Mumbai, Jan 31 (PTI) Tech Mahindra, the country's fifth largest IT exporter, on Friday reported a 4.7 per cent decline in December quarter consolidated net profit at Rs 1,146 crore on rising costs, which crimped margins.

The Mahindra group company, however, said that when compared with the preceding three months, the October-December revenue growth has come at a 16-quarter high of 6.4 per cent to Rs 9,655 crore.

Despite 7.94 per cent growth in revenue, the cost of services grew at a faster 12.50 per cent to Rs 6,731 crore, leading to a decline in profits. It closed new deals of over USD 1.23 billion during the reporting quarter and added that the pipeline in all its key segments is very healthy.

Chief Financial Officer Manoj Bhatt told reporters that booking revenues from a big deal win in Q2 had led to a jump in revenues from a sequential perspective, and added that the revenue growth will be "muted" in the March quarter.

He said the margins, which declined by 0.30 per cent sequentially to 16.2 per cent, will also be muted in the last quarter of the fiscal, which is contrary to the usual trend.

Bhat explained that the margin was impacted due to deal transition costs which will continue to depress it in the next quarter as well, and also due to rise in selling, general and administrative expenses.

The company's total headcount declined by 683 people to 1,30,839 employees.

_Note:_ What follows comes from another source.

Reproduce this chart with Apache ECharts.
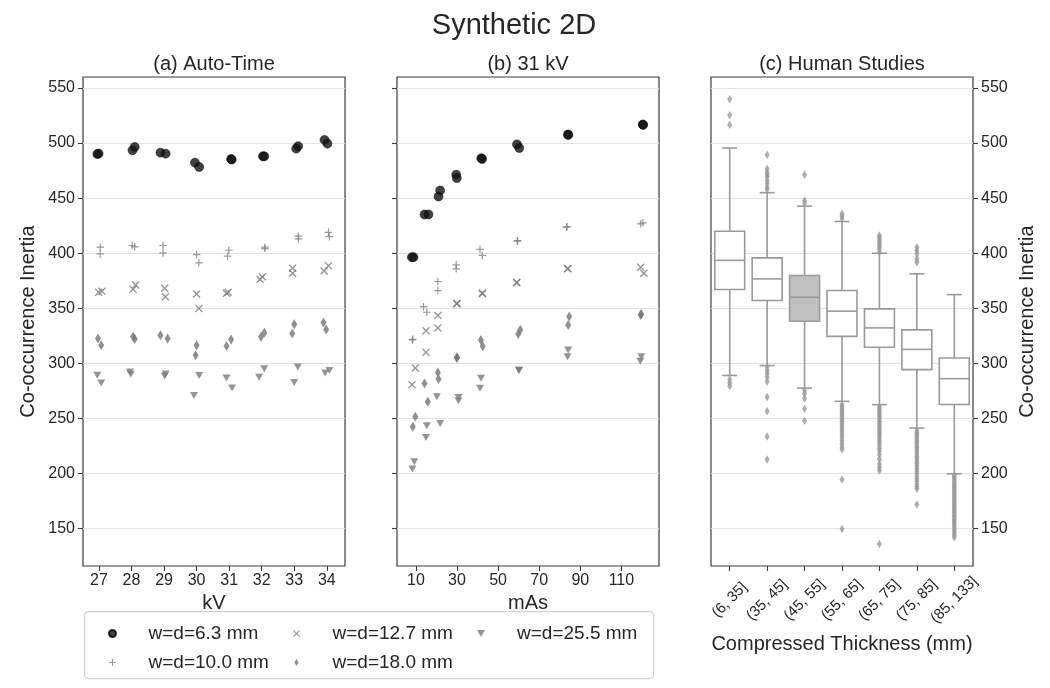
<!DOCTYPE html>
<html><head><meta charset="utf-8">
<script src="https://cdn.jsdelivr.net/npm/echarts@6/dist/echarts.min.js"></script>
<style>html,body{margin:0;padding:0;background:#fff}#c{width:1050px;height:688px}</style>
</head><body><div id="c"></div>
<script>
// ---------------- data ----------------
const yTicks = [150, 200, 250, 300, 350, 400, 450, 500, 550];
const kvTicks = [27, 28, 29, 30, 31, 32, 33, 34];
const masTicks = [10, 30, 50, 70, 90, 110];
const thicknessCats = ['(6, 35]', '(35, 45]', '(45, 55]', '(55, 65]', '(65, 75]', '(75, 85]', '(85, 133]'];
const seriesNames = ['w=d=6.3 mm', 'w=d=10.0 mm', 'w=d=12.7 mm', 'w=d=18.0 mm', 'w=d=25.5 mm'];

// (a) Auto-Time : [kV, inertia]
const autoTime63 = [[26.95,490],[26.99,490.5],[28.03,493.5],[28.1,496.5],[28.89,491.3],[29.05,490.4],[29.95,482.2],[30.08,478.3],[31.06,485.5],[31.08,485],[32.04,488],[32.08,488],[33.06,495],[33.12,497.2],[33.93,502.9],[34.02,499.5]];
const autoTime100 = [[27.04,405.5],[27.04,399.4],[28.02,407],[28.1,405.8],[28.97,407],[28.97,400.3],[30.0,398.8],[30.07,391.2],[30.99,402.7],[30.95,397.3],[32.1,404.2],[32.1,405.5],[33.13,415.5],[33.13,413],[34.05,419],[34.08,415]];
const autoTime127 = [[26.99,364.5],[27.09,365.4],[28.05,367.2],[28.13,371.1],[29.02,368.1],[29.04,360.5],[30.0,362.9],[30.07,349.9],[30.92,363.6],[30.97,364.5],[31.95,376.3],[32.02,378.7],[32.95,386.3],[32.95,381.8],[33.92,383.9],[34.05,388.7]];
const autoTime180 = [[26.97,322.6],[27.07,316.5],[28.05,324.1],[28.1,322],[28.89,325.6],[29.11,322.6],[30.0,316.5],[29.97,307.4],[30.92,315.8],[31.06,321.7],[31.98,324.1],[32.08,327.7],[32.94,327.1],[33.0,335.6],[33.9,337.2],[33.98,330.8]];
const autoTime255 = [[26.95,289.2],[27.07,282.2],[27.95,292.2],[27.98,290.1],[29.02,288.5],[29.05,290.3],[30.08,288.9],[29.92,270.9],[30.92,286.7],[31.09,277.6],[31.92,287.3],[32.08,295.2],[33.0,282.7],[33.11,296.7],[33.95,291.2],[34.08,293.6]];

// (b) 31 kV : [mAs, inertia]
const kv31_63 = [[8.06,396.4],[8.83,396.4],[14.2,435.2],[16.1,435.2],[21.0,451.5],[21.8,457],[29.6,471.3],[29.9,468.2],[41.8,486.3],[42.2,485.5],[59.2,498.8],[60.3,495.5],[84.0,507.8],[84.2,507.4],[120.4,516.9],[120.6,516.5]];
const kv31_100 = [[8.3,321.3],[8.5,321.8],[13.7,351.5],[15.3,346.4],[20.7,374.3],[20.7,366.1],[29.6,389.5],[29.6,385.8],[41.2,403.4],[42.3,398],[59.3,410.9],[59.5,411.4],[83.3,423.6],[83.5,424],[119.4,426.7],[120.5,427.6]];
const kv31_127 = [[8.1,280.6],[9.7,295.8],[14.9,329.7],[14.9,310],[20.7,343.4],[20.7,332.2],[29.9,354],[30.0,354.6],[42.3,363.1],[42.4,363.9],[59.0,373.1],[59.1,373.6],[83.8,385.8],[83.9,386.2],[119.4,387.3],[120.9,381.8]];
const kv31_180 = [[8.5,242.5],[9.7,251.5],[14.2,281.8],[15.8,265.2],[20.7,291.8],[21.0,285.8],[29.9,304.9],[30.0,305.6],[41.6,321.3],[42.5,315.5],[59.8,326.7],[60.8,330.4],[84.1,334.9],[84.6,342.5],[119.4,344],[119.6,344.8]];
const kv31_255 = [[8.3,204],[9.2,210.6],[14.9,232.7],[15.3,243.4],[20.2,269.7],[21.8,245.5],[30.7,269.1],[30.7,266.1],[41.2,277.3],[41.7,286.4],[60.1,293.4],[60.2,294],[83.8,306.1],[84.1,312.2],[119.2,301.8],[119.7,306.1]];

// (c) Human Studies : [lower whisker, Q1, median, Q3, upper whisker]
const boxStats = [
  [289, 367, 393.5, 420, 495.5],
  [298, 357, 376.7, 395.8, 455],
  [277.5, 338.2, 360, 379.7, 442.7],
  [265.5, 324.5, 347.4, 366.1, 428.8],
  [262.5, 314.6, 332.2, 349.5, 400],
  [241.2, 294.3, 312.7, 330.4, 381.3],
  [199.7, 262.7, 286.1, 304.8, 362.4]
];
const outliers = [
  [539.7, 525.2, 516.7, 285.5, 282.5, 279.4],
  [489.5, 476.7, 473.6, 471.3, 469.1, 466.1, 463.1, 460, 457.9, 296.6, 293.6, 290.6, 287.5, 283.6, 269.4, 256.4, 233.6, 212.7],
  [471.3, 447.9, 445.5, 275.5, 272.5, 268, 258.8, 247.8],
  [435.8, 433.5, 431.3, 262.4, 260.8, 258.9, 257.1, 255.0, 253.2, 251.0, 248.9, 247.2, 245.0, 242.6, 240.3, 237.9, 235.2, 232.6, 229.8, 227.0, 224.1, 221.8, 194.5, 149.7],
  [416.1, 414.2, 412.0, 410.1, 408.2, 406.0, 403.9, 400.9, 260.3, 258.6, 256.9, 255.0, 253.1, 251.2, 249.4, 247.3, 245.2, 243.4, 241.3, 239.2, 237.1, 235.0, 232.8, 230.4, 228.1, 225.7, 223.0, 220.4, 217.1, 213.0, 208.6, 205.4, 202.7, 136.0],
  [405.5, 402.5, 399.5, 395.0, 391.8, 239.1, 237.3, 235.4, 233.5, 231.6, 229.6, 227.8, 225.7, 223.6, 221.8, 219.7, 217.5, 215.4, 213.3, 211.2, 209.0, 206.8, 204.5, 202.3, 200.1, 197.6, 195.2, 192.9, 190.3, 188.0, 186.1, 171.8],
  [198.2, 196.5, 194.7, 192.8, 191.0, 189.1, 187.2, 185.4, 183.5, 181.6, 179.6, 177.8, 175.9, 173.9, 172.0, 170.1, 168.2, 166.2, 164.3, 162.4, 160.4, 158.5, 156.6, 154.6, 152.7, 150.6, 148.5, 146.2, 144.1, 142.0]
];
const highlightedBox = 2;

// ---------------- styling ----------------
const FONT = '"Liberation Sans", Arial, Helvetica, sans-serif';
const TXT = '#262626';
const FRAME = '#3a3a3a';
const GRIDC = '#e2e2e2';
const SYM = {
  circle: 'circle',
  plus: 'path://M4.2,0H5.8V4.2H10V5.8H5.8V10H4.2V5.8H0V4.2H4.2Z',
  cross: 'path://M0,1.2L1.2,0L5,3.8L8.8,0L10,1.2L6.2,5L10,8.8L8.8,10L5,6.2L1.2,10L0,8.8L3.8,5Z',
  diamond: 'path://M3,0L6,5L3,10L0,5Z',
  tri: 'path://M0,0L10,0L5,8.7Z'
};
const markerStyles = [
  {symbol: SYM.circle, symbolSize: 9, itemStyle: {color: '#111', borderColor: '#000', borderWidth: 0.6}},
  {symbol: SYM.plus, symbolSize: 7.5, itemStyle: {color: '#7f7f7f'}},
  {symbol: SYM.cross, symbolSize: 8, itemStyle: {color: '#7a7a7a'}},
  {symbol: SYM.diamond, symbolSize: [6, 10], itemStyle: {color: '#747474'}},
  {symbol: SYM.tri, symbolSize: [8, 7], itemStyle: {color: '#7a7a7a'}}
];
const autoSets = [autoTime63, autoTime100, autoTime127, autoTime180, autoTime255];
const kvSets = [kv31_63, kv31_100, kv31_127, kv31_180, kv31_255];

const grids = [
  {left: 83, top: 77, width: 262, height: 489},
  {left: 397, top: 77, width: 262, height: 489},
  {left: 711, top: 77, width: 262, height: 489}
].map(g => Object.assign({show: true, borderColor: FRAME, borderWidth: 1.2, backgroundColor: '#fff'}, g));

const tickStyle = {show: true, length: 5, lineStyle: {color: FRAME, width: 1.1}};
const lblStyle = {color: TXT, fontSize: 16, fontFamily: FONT};
const nameStyle = {color: TXT, fontSize: 20, fontFamily: FONT};

function yAx(i, opts) {
  return Object.assign({
    gridIndex: i, type: 'value', min: 116, max: 560, splitNumber: 9,
    axisLine: {show: false},
    axisTick: Object.assign({customValues: yTicks}, tickStyle),
    axisLabel: Object.assign({customValues: yTicks, margin: 8}, lblStyle),
    splitLine: {show: true, lineStyle: {color: GRIDC, width: 1.2}},
    nameTextStyle: nameStyle
  }, opts);
}

const series = [];
seriesNames.forEach((nm, k) => {
  series.push(Object.assign({type: 'scatter', name: nm, xAxisIndex: 0, yAxisIndex: 0, data: autoSets[k], z: 5 - k}, markerStyles[k]));
  series.push(Object.assign({type: 'scatter', name: nm, xAxisIndex: 1, yAxisIndex: 1, data: kvSets[k], z: 5 - k}, markerStyles[k]));
});

series.push({
  type: 'custom', name: 'boxes', xAxisIndex: 2, yAxisIndex: 2, z: 2,
  encode: {x: 0, y: [1, 2, 3, 4, 5]},
  data: boxStats.map((s, i) => [i].concat(s)),
  renderItem: function (params, api) {
    const i = api.value(0);
    const pLo = api.coord([i, api.value(1)]);
    const pQ1 = api.coord([i, api.value(2)]);
    const pMed = api.coord([i, api.value(3)]);
    const pQ3 = api.coord([i, api.value(4)]);
    const pHi = api.coord([i, api.value(5)]);
    const band = api.size([1, 0])[0];
    const bw = band * 0.8, cw = bw / 2;
    const x = pMed[0];
    const ls = {stroke: '#9a9a9a', lineWidth: 1.6};
    const fill = i === highlightedBox ? '#c0c0c0' : '#fff';
    return {type: 'group', children: [
      {type: 'line', shape: {x1: x, y1: pLo[1], x2: x, y2: pQ1[1]}, style: ls},
      {type: 'line', shape: {x1: x, y1: pQ3[1], x2: x, y2: pHi[1]}, style: ls},
      {type: 'line', shape: {x1: x - cw / 2, y1: pLo[1], x2: x + cw / 2, y2: pLo[1]}, style: ls},
      {type: 'line', shape: {x1: x - cw / 2, y1: pHi[1], x2: x + cw / 2, y2: pHi[1]}, style: ls},
      {type: 'rect', shape: {x: x - bw / 2, y: pQ3[1], width: bw, height: pQ1[1] - pQ3[1]}, style: {fill: fill, stroke: '#9a9a9a', lineWidth: 1.6}},
      {type: 'line', shape: {x1: x - bw / 2, y1: pMed[1], x2: x + bw / 2, y2: pMed[1]}, style: ls}
    ]};
  }
});
const outlierData = [];
outliers.forEach((arr, i) => arr.forEach(v => outlierData.push([i, v])));
series.push({
  type: 'scatter', name: 'outliers', xAxisIndex: 2, yAxisIndex: 2, z: 3,
  symbol: SYM.diamond, symbolSize: [5, 8.5], itemStyle: {color: '#9a9a9a'},
  data: outlierData
});

const legendBase = {
  orient: 'vertical', top: 619, itemWidth: 62, itemHeight: 7, itemGap: 10,
  textStyle: {color: TXT, fontSize: 19, fontFamily: FONT}, selectedMode: false
};

const option = {
  animation: false,
  backgroundColor: '#fff',
  grid: grids,
  xAxis: [
    {gridIndex: 0, type: 'value', min: 26.51, max: 34.56, name: 'kV', nameLocation: 'middle', nameGap: 27, nameTextStyle: nameStyle,
      axisLine: {show: false}, splitLine: {show: false},
      axisTick: Object.assign({customValues: kvTicks}, tickStyle), axisLabel: Object.assign({customValues: kvTicks, margin: 7}, lblStyle)},
    {gridIndex: 1, type: 'value', min: 0.8, max: 128.3, name: 'mAs', nameLocation: 'middle', nameGap: 27, nameTextStyle: nameStyle,
      axisLine: {show: false}, splitLine: {show: false},
      axisTick: Object.assign({customValues: masTicks}, tickStyle), axisLabel: Object.assign({customValues: masTicks, margin: 7}, lblStyle)},
    {gridIndex: 2, type: 'category', data: thicknessCats, boundaryGap: true, name: 'Compressed Thickness (mm)', nameLocation: 'middle', nameGap: 68, nameTextStyle: nameStyle,
      axisLine: {show: false}, splitLine: {show: false},
      axisTick: Object.assign({alignWithLabel: true}, tickStyle),
      axisLabel: Object.assign({}, lblStyle, {fontSize: 15, rotate: 45, margin: 34, interval: 0, align: 'center', verticalAlign: 'middle'})}
  ],
  yAxis: [
    yAx(0, {name: 'Co-occurrence Inertia', nameLocation: 'middle', nameGap: 45, nameRotate: 90}),
    yAx(1, {axisLabel: {show: false}}),
    yAx(2, {position: 'right', name: 'Co-occurrence Inertia', nameLocation: 'middle', nameGap: 44, nameRotate: 90})
  ],
  legend: [
    Object.assign({left: 103, data: [seriesNames[0], seriesNames[1]]}, legendBase),
    Object.assign({left: 288, data: [seriesNames[2], seriesNames[3]]}, legendBase),
    Object.assign({left: 472, data: [seriesNames[4]]}, legendBase)
  ],
  graphic: [
    {type: 'rect', left: 84, top: 611, z: -1, shape: {width: 569, height: 67, r: 4}, style: {fill: '#fff', stroke: '#d0d0d0', lineWidth: 1.2}},
    {type: 'text', x: 514, y: 26, style: {text: 'Synthetic 2D', font: '29px ' + FONT, fill: TXT, align: 'center', verticalAlign: 'middle', textAlign: 'center', textVerticalAlign: 'middle'}},
    {type: 'text', x: 214, y: 64, style: {text: '(a) Auto-Time', font: '20px ' + FONT, fill: TXT, align: 'center', verticalAlign: 'middle', textAlign: 'center', textVerticalAlign: 'middle'}},
    {type: 'text', x: 528, y: 64, style: {text: '(b) 31 kV', font: '20px ' + FONT, fill: TXT, align: 'center', verticalAlign: 'middle', textAlign: 'center', textVerticalAlign: 'middle'}},
    {type: 'text', x: 842, y: 64, style: {text: '(c) Human Studies', font: '20px ' + FONT, fill: TXT, align: 'center', verticalAlign: 'middle', textAlign: 'center', textVerticalAlign: 'middle'}}
  ],
  series: series
};

const chart = echarts.init(document.getElementById('c'), null, {renderer: 'canvas'});
chart.setOption(option);
</script>
</body></html>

Bhat clarified that this was due a single business process services contract and not structural. He, however, did not give an outlook on hiring.

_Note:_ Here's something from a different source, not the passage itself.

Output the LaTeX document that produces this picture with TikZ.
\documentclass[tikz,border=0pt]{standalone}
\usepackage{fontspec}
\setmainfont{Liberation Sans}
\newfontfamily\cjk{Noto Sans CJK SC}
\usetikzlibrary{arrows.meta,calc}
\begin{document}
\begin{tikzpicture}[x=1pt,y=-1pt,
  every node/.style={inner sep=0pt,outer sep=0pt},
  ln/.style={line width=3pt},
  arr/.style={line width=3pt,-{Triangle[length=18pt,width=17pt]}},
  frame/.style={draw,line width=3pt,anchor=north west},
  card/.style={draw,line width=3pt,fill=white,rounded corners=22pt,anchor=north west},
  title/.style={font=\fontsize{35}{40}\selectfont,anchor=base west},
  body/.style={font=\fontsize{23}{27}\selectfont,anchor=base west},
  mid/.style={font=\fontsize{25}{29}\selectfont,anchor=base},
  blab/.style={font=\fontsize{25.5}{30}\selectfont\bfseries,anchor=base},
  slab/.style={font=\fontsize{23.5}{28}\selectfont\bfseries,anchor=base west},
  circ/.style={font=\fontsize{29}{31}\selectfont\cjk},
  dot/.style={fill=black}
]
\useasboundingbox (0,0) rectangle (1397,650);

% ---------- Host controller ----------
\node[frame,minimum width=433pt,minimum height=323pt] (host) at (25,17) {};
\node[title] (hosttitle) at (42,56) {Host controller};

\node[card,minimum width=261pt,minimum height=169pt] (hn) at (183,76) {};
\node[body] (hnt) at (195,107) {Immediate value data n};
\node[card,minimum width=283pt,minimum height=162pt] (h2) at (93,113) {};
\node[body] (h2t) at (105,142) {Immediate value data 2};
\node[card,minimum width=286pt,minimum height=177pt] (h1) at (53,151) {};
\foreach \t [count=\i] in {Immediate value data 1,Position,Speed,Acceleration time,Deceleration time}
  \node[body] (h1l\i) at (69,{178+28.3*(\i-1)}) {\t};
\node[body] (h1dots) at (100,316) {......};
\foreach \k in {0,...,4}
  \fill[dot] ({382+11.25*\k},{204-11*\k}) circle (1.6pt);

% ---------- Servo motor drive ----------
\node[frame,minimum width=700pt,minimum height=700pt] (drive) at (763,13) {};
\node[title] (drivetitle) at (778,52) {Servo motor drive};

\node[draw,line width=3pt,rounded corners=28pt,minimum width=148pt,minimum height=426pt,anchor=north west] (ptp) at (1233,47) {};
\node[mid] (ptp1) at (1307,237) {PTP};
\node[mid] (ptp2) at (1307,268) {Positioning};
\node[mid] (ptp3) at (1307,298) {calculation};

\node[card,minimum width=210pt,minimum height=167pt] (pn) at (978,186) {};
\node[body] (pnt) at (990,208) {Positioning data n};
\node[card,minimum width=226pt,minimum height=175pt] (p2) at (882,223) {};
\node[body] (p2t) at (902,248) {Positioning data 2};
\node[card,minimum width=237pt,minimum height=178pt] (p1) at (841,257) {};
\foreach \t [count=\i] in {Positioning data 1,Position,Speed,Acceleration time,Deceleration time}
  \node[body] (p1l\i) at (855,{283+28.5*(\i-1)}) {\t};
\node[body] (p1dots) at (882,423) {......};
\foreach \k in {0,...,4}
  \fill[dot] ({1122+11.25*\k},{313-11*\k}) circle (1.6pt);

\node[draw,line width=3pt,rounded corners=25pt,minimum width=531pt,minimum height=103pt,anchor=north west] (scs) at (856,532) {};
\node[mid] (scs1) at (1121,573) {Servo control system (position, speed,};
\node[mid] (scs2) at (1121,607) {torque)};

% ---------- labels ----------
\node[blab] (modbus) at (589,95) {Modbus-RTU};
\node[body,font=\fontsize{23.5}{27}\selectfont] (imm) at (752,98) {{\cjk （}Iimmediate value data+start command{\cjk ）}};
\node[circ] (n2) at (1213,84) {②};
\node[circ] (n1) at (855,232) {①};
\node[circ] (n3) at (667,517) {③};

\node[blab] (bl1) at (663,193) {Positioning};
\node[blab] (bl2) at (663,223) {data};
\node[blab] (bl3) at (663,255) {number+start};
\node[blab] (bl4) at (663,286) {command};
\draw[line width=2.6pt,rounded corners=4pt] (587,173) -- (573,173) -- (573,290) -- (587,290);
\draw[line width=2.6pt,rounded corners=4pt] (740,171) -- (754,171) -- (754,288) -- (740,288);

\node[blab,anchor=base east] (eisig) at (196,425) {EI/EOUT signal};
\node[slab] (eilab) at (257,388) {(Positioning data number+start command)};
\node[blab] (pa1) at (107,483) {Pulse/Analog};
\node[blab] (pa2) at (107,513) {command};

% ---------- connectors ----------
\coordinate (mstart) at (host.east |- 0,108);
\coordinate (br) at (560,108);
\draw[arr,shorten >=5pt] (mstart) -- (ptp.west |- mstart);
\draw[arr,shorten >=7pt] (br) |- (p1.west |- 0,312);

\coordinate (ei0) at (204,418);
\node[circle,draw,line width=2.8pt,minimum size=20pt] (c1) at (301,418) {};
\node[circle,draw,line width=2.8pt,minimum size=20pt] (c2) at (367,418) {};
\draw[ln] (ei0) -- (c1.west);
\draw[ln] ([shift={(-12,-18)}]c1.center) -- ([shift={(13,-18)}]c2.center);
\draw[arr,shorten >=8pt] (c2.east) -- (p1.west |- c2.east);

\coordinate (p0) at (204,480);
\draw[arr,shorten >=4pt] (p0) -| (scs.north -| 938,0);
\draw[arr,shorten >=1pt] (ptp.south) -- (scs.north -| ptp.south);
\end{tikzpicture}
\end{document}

The company's Chief Executive and Managing Director C P Gurnani said it has signed up a USD 900 million, seven year deal in the enterprise segment which will involve absorbing a few employees of the client.

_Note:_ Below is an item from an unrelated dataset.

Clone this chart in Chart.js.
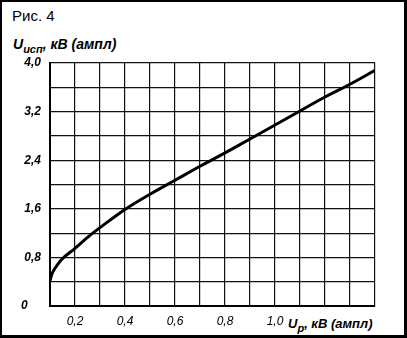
<!DOCTYPE html>
<html>
<head>
<meta charset="utf-8">
<script src="https://cdn.jsdelivr.net/npm/chart.js@4"></script>
<style>
  html, body { margin: 0; padding: 0; background: #fff; }
  #frame {
    position: relative; width: 407px; height: 338px; box-sizing: border-box;
    border: 2px solid #000; border-bottom-width: 3px; border-right-width: 3px;
    font-family: "Liberation Sans", Arial, sans-serif; overflow: hidden;
  }
  #chart { position: absolute; left: -2px; top: -2px; }
  .lbl { position: absolute; font-style: italic; color: #000; white-space: nowrap; }
  .lbl sub { font-size: 11px; vertical-align: -4px; }
  #fig { position: absolute; left: 10px; top: 5px; font-size: 15px; }
</style>
</head>
<body>
<div id="frame">
  <div id="fig">Рис. 4</div>
  <div class="lbl" id="ylab" style="left:11px; top:34px; font-size:14px; font-weight:bold;">U<sub>исп</sub>, кВ (ампл)</div>
  <div class="lbl" id="xlab" style="left:286px; top:314px; font-size:13px; font-weight:bold;">U<sub>р</sub>, кВ (ампл)</div>
  <canvas id="chart" width="407" height="338"></canvas>
</div>
<script>
// curve
const upValues = [0.1, 0.11, 0.13, 0.15, 0.2, 0.25, 0.3, 0.4, 0.5, 0.6, 0.7, 0.8, 0.9, 1.0, 1.1, 1.2, 1.3, 1.4];
const uispValues = [0.42, 0.55, 0.68, 0.78, 0.95, 1.13, 1.29, 1.59, 1.84, 2.07, 2.30, 2.52, 2.75, 2.98, 3.21, 3.44, 3.65, 3.88];

const xTickValues = [0.2, 0.4, 0.6, 0.8, 1.0];
const xTickLabels = ['0,2', '0,4', '0,6', '0,8', '1,0'];
const yTickValues = [0, 0.8, 1.6, 2.4, 3.2, 4.0];
const yTickLabels = ['0    ', '0,8', '1,6', '2,4', '3,2', '4,0'];

const points = upValues.map((x, i) => ({ x: x, y: uispValues[i] }));

function findLabel(vals, labels, v) {
    const i = vals.findIndex(t => Math.abs(t - v) < 1e-6);
    return i >= 0 ? labels[i] : '';
}

const gridColor = '#111';
const ctx = document.getElementById('chart').getContext('2d');
new Chart(ctx, {
    type: 'scatter',
    data: {
        datasets: [{
            data: points,
            showLine: true,
            borderColor: '#000',
            borderWidth: 3,
            pointRadius: 0,
            tension: 0.4
        }]
    },
    options: {
        responsive: false,
        animation: false,
        layout: { padding: { left: 0, top: 63, right: 32, bottom: 0 } },
        plugins: { legend: { display: false }, tooltip: { enabled: false } },
        scales: {
            x: {
                type: 'linear',
                min: 0.1,
                max: 1.4,
                afterFit: s => { s.height = 32; },
                grid: { color: gridColor, lineWidth: 1.2, drawTicks: false },
                border: { color: '#000', width: 2 },
                ticks: {
                    stepSize: 0.1,
                    autoSkip: false,
                    maxRotation: 0,
                    padding: 8,
                    color: '#000',
                    font: { family: 'Liberation Sans', size: 12, style: 'italic' },
                    callback: v => findLabel(xTickValues, xTickLabels, v)
                }
            },
            y: {
                min: 0,
                max: 4.0,
                afterFit: s => { s.width = 50; },
                grid: { color: gridColor, lineWidth: 1.2, drawTicks: false },
                border: { color: '#000', width: 2 },
                ticks: {
                    stepSize: 0.4,
                    autoSkip: false,
                    padding: 9,
                    color: '#000',
                    font: { family: 'Liberation Sans', size: 12, style: 'italic', weight: 'bold' },
                    callback: v => findLabel(yTickValues, yTickLabels, v)
                }
            }
        }
    }
});
</script>
</body>
</html>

Head of the enterprises business Vivek Agarwal clarified that it did not have to cut on margins to win the mega deal, which is the biggest in the enterprise segment it has bagged ever.

Gurnani said the core communication segment did well with 8.9 per cent growth sequentially, while manufacturing is seeing early signs of revival though aerospace industry in the US and auto sector continue to face headwinds.

On the telecom front, 5G rollout the world over is leading to a spurt in conversations about new deals and companies are back to investing, he said.

Tech Mahindra serves all the three major domestic telcos and Gurnani sounded positive about the domestic clients as well on their ability to charge higher, but also acknowledged that events like the Supreme Court judgement on AGR are a worry.

The company on Friday also announced acquisition of 70 per cent stake in Bengaluru-based Cerium Systems for USD 24.5 million to shore up its capabilities on the chip conductors front. The company has 850 employees and its silicon engineering capabilities will be useful in serving 5G and autonomous cars-related clientele, Agarwal said.

The company said the new age digital stream grew 10 per cent sequentially and now contributes 41 per cent of its revenues.

It sees minimal impact of the coronavirus-related incidents and Bhat said the focus is to take care of the associates who are present in the affected regions, while Gurnani said its revenues will be impacted if there is an impact on any client.

Gurnani said Brexit will not impact it as the clients have already strategised and there will not be any upheaval as the exit of Britain from the EU gives businesses a certainty.

Bhat said going ahead, yield management and upping the margins will be a key focus area for the company. The company scrip gained 0.51 per cent up at Rs 795.40 apiece on the BSE, as against a correction of 0.47 per cent on the benchmark.